Most of the known bioinformatics tools can be installed through Galaxy toolshed, tools repository for galaxy. New tools also can be added without any complex technical steps. Each new tool needs a tool definition file (xml) where input data, parameters, output and tool location are defined. Galaxy uses this file to produce the user interface for the tool, execute the tool and display the results. Galaxy also comes with visualization tools to visualize data and the results. Galaxy recommends to use conda package manager as the best practice to manage the tool dependencies for each tool which can be configured in galaxy.config file.

Each user can have username and password. Using a galaxy without a username and password is also possible. Galaxy history section keeps track of all the analyses done by each user. Users can not see other users’ history if they are not shared with them. These analyses can be easily re-run and also exported to another galaxy to reproduce.

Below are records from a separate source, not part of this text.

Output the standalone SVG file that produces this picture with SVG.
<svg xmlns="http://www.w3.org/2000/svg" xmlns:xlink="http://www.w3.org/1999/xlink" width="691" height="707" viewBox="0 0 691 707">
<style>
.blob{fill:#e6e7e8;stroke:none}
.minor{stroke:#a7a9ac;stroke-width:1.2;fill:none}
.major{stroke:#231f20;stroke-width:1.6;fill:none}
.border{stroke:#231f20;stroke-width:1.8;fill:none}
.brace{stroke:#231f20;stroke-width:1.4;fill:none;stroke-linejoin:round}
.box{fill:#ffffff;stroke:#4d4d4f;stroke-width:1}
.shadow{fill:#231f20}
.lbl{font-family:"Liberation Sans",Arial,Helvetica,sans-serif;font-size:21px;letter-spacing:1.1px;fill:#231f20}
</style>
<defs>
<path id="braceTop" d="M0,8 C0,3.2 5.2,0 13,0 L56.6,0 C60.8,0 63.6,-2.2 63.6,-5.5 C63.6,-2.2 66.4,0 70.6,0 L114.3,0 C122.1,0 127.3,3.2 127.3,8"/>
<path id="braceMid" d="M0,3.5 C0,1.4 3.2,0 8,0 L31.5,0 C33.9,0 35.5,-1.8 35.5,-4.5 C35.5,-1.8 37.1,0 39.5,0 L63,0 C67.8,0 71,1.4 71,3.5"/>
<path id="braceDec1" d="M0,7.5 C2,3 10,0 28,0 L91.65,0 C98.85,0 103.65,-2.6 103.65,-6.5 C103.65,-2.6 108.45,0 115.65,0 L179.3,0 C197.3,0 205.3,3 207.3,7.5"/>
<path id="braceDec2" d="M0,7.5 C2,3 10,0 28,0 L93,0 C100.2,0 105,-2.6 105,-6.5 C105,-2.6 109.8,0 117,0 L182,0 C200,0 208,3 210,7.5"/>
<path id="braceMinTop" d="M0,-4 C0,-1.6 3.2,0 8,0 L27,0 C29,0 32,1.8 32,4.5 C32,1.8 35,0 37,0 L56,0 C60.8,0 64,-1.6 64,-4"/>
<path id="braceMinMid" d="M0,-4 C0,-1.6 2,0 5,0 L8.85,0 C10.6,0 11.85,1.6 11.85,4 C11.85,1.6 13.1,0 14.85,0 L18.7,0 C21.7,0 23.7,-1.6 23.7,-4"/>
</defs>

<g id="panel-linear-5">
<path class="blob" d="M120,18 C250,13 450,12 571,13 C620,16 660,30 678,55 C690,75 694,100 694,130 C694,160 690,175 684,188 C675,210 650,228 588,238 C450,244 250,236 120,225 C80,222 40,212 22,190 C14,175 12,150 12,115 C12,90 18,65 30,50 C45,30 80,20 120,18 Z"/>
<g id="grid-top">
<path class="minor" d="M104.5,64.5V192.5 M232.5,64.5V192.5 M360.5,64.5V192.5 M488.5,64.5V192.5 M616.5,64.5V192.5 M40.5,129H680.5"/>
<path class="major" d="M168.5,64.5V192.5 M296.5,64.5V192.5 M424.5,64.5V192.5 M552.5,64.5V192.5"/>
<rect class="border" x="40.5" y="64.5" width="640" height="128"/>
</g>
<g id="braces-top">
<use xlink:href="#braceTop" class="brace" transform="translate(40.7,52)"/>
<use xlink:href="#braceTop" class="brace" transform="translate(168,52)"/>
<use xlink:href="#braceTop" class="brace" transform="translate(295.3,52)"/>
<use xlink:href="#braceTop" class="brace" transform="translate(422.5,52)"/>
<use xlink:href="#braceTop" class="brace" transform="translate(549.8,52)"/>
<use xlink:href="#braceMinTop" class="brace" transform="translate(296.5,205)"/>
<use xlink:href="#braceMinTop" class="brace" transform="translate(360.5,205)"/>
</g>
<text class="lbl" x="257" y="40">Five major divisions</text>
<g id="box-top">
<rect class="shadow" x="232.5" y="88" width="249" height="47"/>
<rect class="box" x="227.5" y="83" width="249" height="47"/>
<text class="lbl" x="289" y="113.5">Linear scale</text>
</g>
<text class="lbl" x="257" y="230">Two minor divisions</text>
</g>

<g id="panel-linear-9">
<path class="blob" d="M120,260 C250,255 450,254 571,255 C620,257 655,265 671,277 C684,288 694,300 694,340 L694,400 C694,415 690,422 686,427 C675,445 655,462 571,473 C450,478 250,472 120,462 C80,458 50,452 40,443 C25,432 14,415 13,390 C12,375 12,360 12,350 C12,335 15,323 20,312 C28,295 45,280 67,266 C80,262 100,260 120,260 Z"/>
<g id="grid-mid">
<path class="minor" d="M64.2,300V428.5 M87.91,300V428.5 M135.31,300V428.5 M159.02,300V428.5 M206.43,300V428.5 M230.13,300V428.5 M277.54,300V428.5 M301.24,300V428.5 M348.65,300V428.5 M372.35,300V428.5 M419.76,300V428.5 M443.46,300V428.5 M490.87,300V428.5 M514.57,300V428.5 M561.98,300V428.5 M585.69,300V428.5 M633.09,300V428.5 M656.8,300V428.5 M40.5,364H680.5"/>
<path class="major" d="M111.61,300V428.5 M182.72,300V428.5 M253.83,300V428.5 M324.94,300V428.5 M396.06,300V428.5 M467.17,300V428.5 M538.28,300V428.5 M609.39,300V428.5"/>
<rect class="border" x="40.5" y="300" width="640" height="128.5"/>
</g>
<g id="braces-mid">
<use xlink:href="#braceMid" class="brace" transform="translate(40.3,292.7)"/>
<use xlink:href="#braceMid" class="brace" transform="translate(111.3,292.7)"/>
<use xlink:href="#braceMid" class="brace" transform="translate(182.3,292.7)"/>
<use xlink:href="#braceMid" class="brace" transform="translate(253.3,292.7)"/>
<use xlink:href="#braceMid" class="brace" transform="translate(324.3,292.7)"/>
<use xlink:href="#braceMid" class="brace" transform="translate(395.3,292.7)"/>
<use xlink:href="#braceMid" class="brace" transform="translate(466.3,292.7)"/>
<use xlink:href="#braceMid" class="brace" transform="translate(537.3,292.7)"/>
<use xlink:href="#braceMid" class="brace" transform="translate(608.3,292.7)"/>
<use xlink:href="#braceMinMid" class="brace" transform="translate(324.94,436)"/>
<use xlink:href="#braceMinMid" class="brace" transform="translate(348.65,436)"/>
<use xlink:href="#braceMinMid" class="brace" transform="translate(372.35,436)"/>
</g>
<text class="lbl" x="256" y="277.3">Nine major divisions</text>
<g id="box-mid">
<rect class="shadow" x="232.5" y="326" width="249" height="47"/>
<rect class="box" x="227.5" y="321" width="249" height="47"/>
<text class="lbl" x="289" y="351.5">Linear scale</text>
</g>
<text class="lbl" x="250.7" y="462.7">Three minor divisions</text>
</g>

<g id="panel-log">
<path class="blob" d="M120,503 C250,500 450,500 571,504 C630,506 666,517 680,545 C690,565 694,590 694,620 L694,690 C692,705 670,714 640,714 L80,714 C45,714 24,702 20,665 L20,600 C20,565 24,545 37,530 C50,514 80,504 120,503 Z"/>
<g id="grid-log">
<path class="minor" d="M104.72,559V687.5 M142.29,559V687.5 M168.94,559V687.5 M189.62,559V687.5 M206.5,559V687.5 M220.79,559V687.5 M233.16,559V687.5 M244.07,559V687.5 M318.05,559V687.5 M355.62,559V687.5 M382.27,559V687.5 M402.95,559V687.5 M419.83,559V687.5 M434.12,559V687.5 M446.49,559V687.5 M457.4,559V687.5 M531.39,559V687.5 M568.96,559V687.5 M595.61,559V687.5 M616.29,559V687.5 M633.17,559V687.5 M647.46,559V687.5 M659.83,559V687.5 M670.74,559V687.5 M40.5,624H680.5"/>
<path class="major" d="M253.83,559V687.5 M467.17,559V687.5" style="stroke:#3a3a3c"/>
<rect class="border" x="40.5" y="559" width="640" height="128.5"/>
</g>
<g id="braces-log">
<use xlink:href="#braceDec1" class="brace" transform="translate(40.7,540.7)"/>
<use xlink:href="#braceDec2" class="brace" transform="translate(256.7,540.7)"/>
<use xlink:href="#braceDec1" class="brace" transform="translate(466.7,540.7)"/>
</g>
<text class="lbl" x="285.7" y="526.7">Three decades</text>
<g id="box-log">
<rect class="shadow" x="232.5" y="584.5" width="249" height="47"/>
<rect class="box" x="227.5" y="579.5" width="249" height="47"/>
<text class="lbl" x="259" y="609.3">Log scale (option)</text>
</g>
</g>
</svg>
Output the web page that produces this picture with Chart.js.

Galaxy allows users to create workflows easily using a simple user interface. Workflows can use high performance computing to analyse big/high throughput data. Workflows can be exported from one instance of Galaxy and imported to another instance manually. Thus, Galaxy makes the reproducibility of analyses easier.

Galaxy is an open source software implemented in the Python programming language. Galaxy has a very active developers’ community which actively adds new features a few times a year. Galaxy can be installed in a user laptop for a single user use or in a high performance computing server for a multiuser purpose. Docker containers and Ansible playbooks are also used to deploy galaxy easily. Popular database management systems such as MySQL, PostGres can be used by Galaxy to store the user, data and analysis details.

Galaxy can be configured to use slurm to make use of high performance clusters. Galaxy comes with a remote job running system called Pulsar. Using pulsar Galaxy jobs can be sent to remote computing resources and get back the results. Transport of data, tool information and other metadata can be done using RabbitMQ.